Le gouvernement affiche l’ambition d’un double degré de juridiction, permettant au futur procureur de porter l’accusation « de l’instruction jusqu’à la cour d’assises ». Actuellement, c’est le parquet général de la cour d’appel de Paris qui représente l’accusation à la cour d’assises.
Nouvelle victoire politique avec la création d’un parquet national anti-terroriste ; @NBelloubet reprend une des propositions que j’ai défendues lors des débats sur la loi terrorisme. La suite : reconnaître et traiter juridiquement le terrorisme comme un acte de guerre. MLP pic.twitter.com/t7jn6JvzDk
— Marine Le Pen (@MLP_officiel) December 18, 2017
En décembre, l’annonce de la création du PNAT avait suscité de très vives critiques parmi les magistrats, notamment de la procureur générale de Paris, Catherine Champrenault, qui occupe l’un des postes de pilotage de la lutte antiterroriste en France.
« Pourquoi changer ce qui marche ? », avait-elle demandé. « Aujourd’hui, quand il y a un attentat, nous avons la possibilité de mutualiser nos moyens, en vases communicants, de piocher dans le vivier du parquet de Paris, de mobiliser rapidement 60 magistrats ».

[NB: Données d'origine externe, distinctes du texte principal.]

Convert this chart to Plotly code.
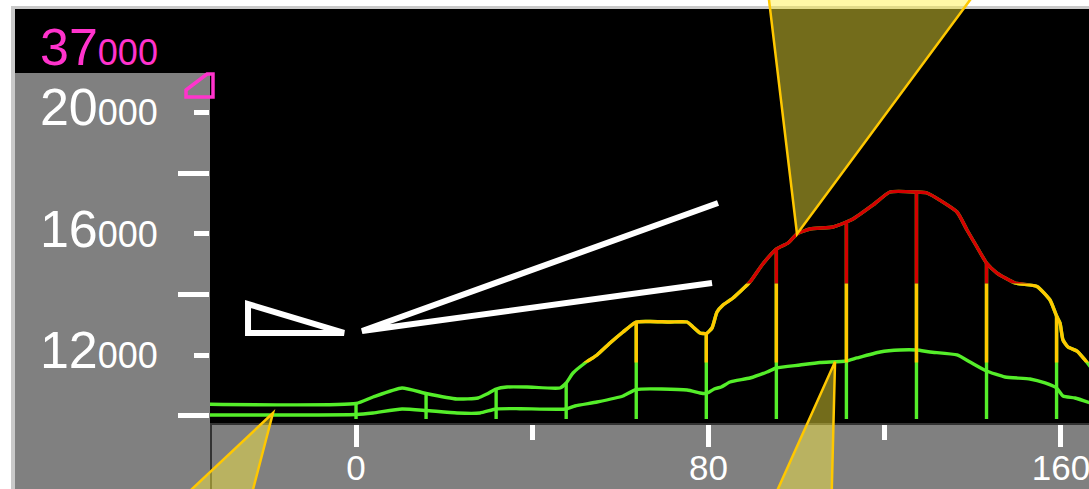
import plotly.graph_objects as go

# ---------------- data ----------------
dist_upper = [-33.14, 0, 3.86, 10.44, 15.9, 22.92, 27.69, 29.73, 31.8, 34.27, 38.81, 46.30, 47.7,
              49.25, 51.97, 54.70, 57.65, 60.60, 63.6, 66.73, 71.27, 75.13, 76.49, 78.08, 79.5,
              80.80, 81.93, 83.30, 85.56, 89.42, 92.15, 95.4, 98.05, 100.09, 103.04, 108.26,
              111.3, 112.80, 117.34, 121.20, 127.2, 129.60, 136.40, 138.67, 140.94, 143.1,
              145.48, 149.57, 154.56, 157.51, 159.0, 159.78, 160.46, 161.60, 163.64, 165.46, 167.73]
elev_upper = [10386, 10412, 10626, 10923, 10742, 10560, 10593, 10725, 10890, 10956, 10956, 10923, 11088,
              11417, 11747, 12011, 12406, 12769, 13098, 13115, 13098, 13098, 12933, 12736, 12719,
              12900, 13428, 13659, 13889, 14417, 14977, 15504, 15702, 15999, 16163, 16229,
              16394, 16493, 16955, 17383, 17383, 17350, 16724, 16131, 15570, 15043,
              14713, 14384, 14268, 13823, 13296, 13065, 12505, 12274, 12142, 11846, 11417]

dist_lower = [-33.14, 0, 3.86, 10.44, 15.9, 22.92, 28.14, 31.8, 37.22, 47.7, 49.70, 54.70, 60.60,
              63.6, 75.13, 78.08, 79.5, 81.30, 82.89, 84.88, 89.42, 93.28, 95.4, 100.77, 105.31,
              111.3, 113.71, 118.93, 123.47, 127.2, 130.28, 136.40, 139.36, 143.1, 147.30, 152.97,
              156.38, 159.0, 160.46, 163.18, 167.73]
elev_lower = [10033, 10049, 10099, 10231, 10181, 10099, 10099, 10231, 10241, 10231, 10330, 10461, 10659,
              10873, 10857, 10758, 10742, 10890, 10956, 11121, 11252, 11450, 11582, 11681, 11763,
              11813, 11912, 12109, 12175, 12175, 12109, 12011, 11780, 11483, 11285, 11220,
              11088, 10923, 10659, 10593, 10379]

marker_dist = [0, 15.9, 31.8, 47.7, 63.6, 79.5, 95.4, 111.3, 127.2, 143.1, 159.0]
marker_top = [10412, 10742, 10890, 11088, 13098, 12719, 15504, 16394, 17383, 15043, 13296]
marker_base = 9900

band_low = 11760
band_high = 14370

x_ticks = [0, 80, 160]
x_ticktext = ["0", "80", "160"]
x_minor = [40, 120]
y_ticks = [12000, 16000, 20000]
y_ticktext = ["<span style='font-size:52px'>12</span>000",
              "<span style='font-size:52px'>16</span>000",
              "<span style='font-size:52px'>20</span>000"]
y_minor = [10000, 14000, 18000]
top_label = "37<span style='font-size:36px'>000</span>"

# ---------------- layout constants ----------------
W, H = 1089, 489
ML, MR, MT, MB = 210, 0, 9, 66
X_RANGE = [-33.14, 166.36]
Y_RANGE = [9769, 23415]

GREEN = "#55ee2a"
GOLD = "#ffc800"
RED = "#d40000"
GRAY = "#808080"
FONT = "Liberation Sans, Arial, sans-serif"
LW = 3.4
LINE = dict(width=LW, shape="spline", smoothing=0.5)

PW, PH = W - ML - MR, H - MT - MB


def px_x(px):
    return (px - ML) / PW


def px_y(py):
    return (H - MB - py) / PH


def dx(x):
    return (x - X_RANGE[0]) / (X_RANGE[1] - X_RANGE[0])


def dy(v):
    return (v - Y_RANGE[0]) / (Y_RANGE[1] - Y_RANGE[0])


def path(pts, close=True):
    s = "M " + " L ".join(f"{dx(a):.5f},{dy(b):.5f}" for a, b in pts)
    return s + (" Z" if close else "")


d_low = dy(band_low)
d_high = dy(band_high)

vx, vy = [], []
for xm, top in zip(marker_dist, marker_top):
    vx += [xm, xm, None]
    vy += [marker_base, top, None]

fig = go.Figure()
# green base layer
fig.add_trace(go.Scatter(x=dist_lower, y=elev_lower, mode="lines",
                         line=dict(color=GREEN, **LINE), xaxis="x", yaxis="y"))
fig.add_trace(go.Scatter(x=vx, y=vy, mode="lines", line=dict(color=GREEN, width=LW),
                         xaxis="x", yaxis="y", connectgaps=False))
fig.add_trace(go.Scatter(x=dist_upper, y=elev_upper, mode="lines",
                         line=dict(color=GREEN, **LINE), xaxis="x", yaxis="y"))
# yellow band
fig.add_trace(go.Scatter(x=vx, y=vy, mode="lines", line=dict(color=GOLD, width=LW),
                         xaxis="x", yaxis="y2", connectgaps=False))
fig.add_trace(go.Scatter(x=dist_upper, y=elev_upper, mode="lines",
                         line=dict(color=GOLD, **LINE), xaxis="x", yaxis="y2"))
# red band
fig.add_trace(go.Scatter(x=vx, y=vy, mode="lines", line=dict(color=RED, width=LW),
                         xaxis="x", yaxis="y3", connectgaps=False))
fig.add_trace(go.Scatter(x=dist_upper, y=elev_upper, mode="lines",
                         line=dict(color=RED, **LINE), xaxis="x", yaxis="y3"))

shapes = []
# background pieces (below)
shapes.append(dict(type="rect", xref="paper", yref="paper", layer="below",
                   x0=px_x(15), x1=1.01, y0=px_y(H + 5), y1=px_y(MT), fillcolor=GRAY, line=dict(width=0)))
shapes.append(dict(type="rect", xref="paper", yref="paper", layer="below",
                   x0=0, x1=1.01, y0=0, y1=px_y(MT), fillcolor="black", line=dict(width=0)))
shapes.append(dict(type="rect", xref="paper", yref="paper", layer="below",
                   x0=px_x(15), x1=0, y0=px_y(73), y1=px_y(MT), fillcolor="black", line=dict(width=0)))
# light border
shapes.append(dict(type="rect", xref="paper", yref="paper", layer="below",
                   x0=px_x(11), x1=1.01, y0=px_y(9), y1=px_y(6), fillcolor="#c9c9c9", line=dict(width=0)))
shapes.append(dict(type="rect", xref="paper", yref="paper", layer="below",
                   x0=px_x(11), x1=px_x(15), y0=px_y(H + 5), y1=px_y(6), fillcolor="#c9c9c9", line=dict(width=0)))
# dark edge line below the plot on the left
shapes.append(dict(type="line", xref="paper", yref="paper", layer="below",
                   x0=px_x(211), x1=px_x(211), y0=0, y1=px_y(H + 5), line=dict(color="#333333", width=2)))

# white triangle and V lines
shapes.append(dict(type="path", xref="paper", yref="paper", layer="above",
                   path=path([(-24.51, 13691), (-24.51, 12736), (-2.72, 12736)]),
                   line=dict(color="white", width=6), fillcolor="rgba(0,0,0,0)"))
shapes.append(dict(type="path", xref="paper", yref="paper", layer="above",
                   path=path([(82.16, 17020), (1.36, 12802), (80.80, 14384)], close=False),
                   line=dict(color="white", width=6), fillcolor="rgba(0,0,0,0)"))
# pink marker
shapes.append(dict(type="path", xref="paper", yref="paper", layer="above",
                   path=path([(-38.58, 20745), (-33.82, 21272), (-32.46, 21272), (-32.46, 20514),
                              (-38.58, 20514)]),
                   line=dict(color="#ff33cc", width=3.5), fillcolor="rgba(0,0,0,0)"))
# yellow callout triangles
tri_fill = "rgba(255,240,60,0.45)"
for pts in ([(100.09, 15999), (93.6, 23876), (140.2, 23876)],
            [(-18.84, 10099), (-44.71, 6572), (-25.19, 6572)],
            [(108.72, 11790), (92.60, 6572), (107.81, 6572)]):
    shapes.append(dict(type="path", xref="paper", yref="paper", layer="above",
                       path=path(pts), line=dict(color=GOLD, width=2.5), fillcolor=tri_fill))

annotations = [dict(xref="paper", yref="paper", x=px_x(160), y=px_y(78), xanchor="right",
                    yanchor="bottom", text=top_label, showarrow=False,
                    font=dict(family=FONT, size=52, color="#ff33cc"))]

fig.update_layout(
    width=W, height=H, margin=dict(l=ML, r=MR, t=MT, b=MB, autoexpand=False),
    paper_bgcolor="white", plot_bgcolor="rgba(0,0,0,0)", showlegend=False,
    shapes=shapes, annotations=annotations,
    xaxis=dict(range=X_RANGE, anchor="y", showgrid=False, zeroline=False,
               showline=True, linecolor="#333333", linewidth=2,
               tickmode="array", tickvals=x_ticks, ticktext=x_ticktext,
               ticks="outside", ticklen=22, tickwidth=5, tickcolor="white",
               ticklabelstandoff=-9, ticklabeloverflow="allow",
               tickfont=dict(family=FONT, size=35, color="white"),
               minor=dict(tickmode="array", tickvals=x_minor, ticks="outside", ticklen=15,
                          tickwidth=5, tickcolor="white"),
               fixedrange=True),
    yaxis=dict(range=Y_RANGE, domain=[0, 1], anchor="x", showgrid=False, zeroline=False,
               showline=False, tickmode="array", tickvals=y_ticks, ticktext=y_ticktext,
               ticks="outside", ticklen=15, tickwidth=5, tickcolor="white",
               ticklabelstandoff=29, ticklabeloverflow="allow",
               tickfont=dict(family=FONT, size=36, color="white"),
               minor=dict(tickmode="array", tickvals=y_minor, ticks="outside", ticklen=31,
                          tickwidth=5, tickcolor="white"),
               fixedrange=True),
    yaxis2=dict(range=[band_low, band_high], domain=[d_low, d_high], anchor="x",
                visible=False, fixedrange=True),
    yaxis3=dict(range=[band_high, Y_RANGE[1]], domain=[d_high, 1], anchor="x",
                visible=False, fixedrange=True),
)

fig.write_html("out.html", config={"displayModeBar": False},
               post_script="document.body.style.margin='0px';"
                           "document.documentElement.style.overflow='hidden';")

Le terrorisme se nourrissant « beaucoup de délinquance », notamment « pour la fourniture d’armes ou de matériels », elle estimait aussi qu’il y avait un grand risque de « perdre une vue d’ensemble ».
Un risque également souligné par le Conseil d’État, dans son avis rendu le 12 avril sur le projet de réforme de la justice : la haute juridiction relevait le « risque d’isolement des magistrats affectés à ce parquet, avec l’inconvénient de perdre la perception des liens entre la petite délinquance et le terrorisme, en particulier dans les parcours de radicalisation ».
Qui prendra la tête de ce nouveau parquet ?
Plusieurs noms ont circulé ces dernières semaines, notamment parmi les magistrats familiers du contentieux terroriste, comme celui de l’avocate générale près la cour d’appel de Paris, Maryvonne Caillibotte.
Actuellement, le contentieux terroriste est géré par la section antiterroriste du parquet de Paris, dite C1, créée en 1986, pour traiter les infractions terroristes tout juste inscrites dans le code pénal, après une vague d’attentats revendiqués par un groupe proche du Hezbollah.
Elle se chargeait alors principalement d’attaques liées à l’islamisme et aux indépendantismes corse et basque.
Mais, depuis 2012, le nombre de ses dossiers a doublé chaque année, en raison de la menace jihadiste. Elle s’est vue constamment renforcée et dispose aujourd’hui de quatorze magistrats spécialisés permanents, soit 10 % environ des effectifs du parquet de Paris.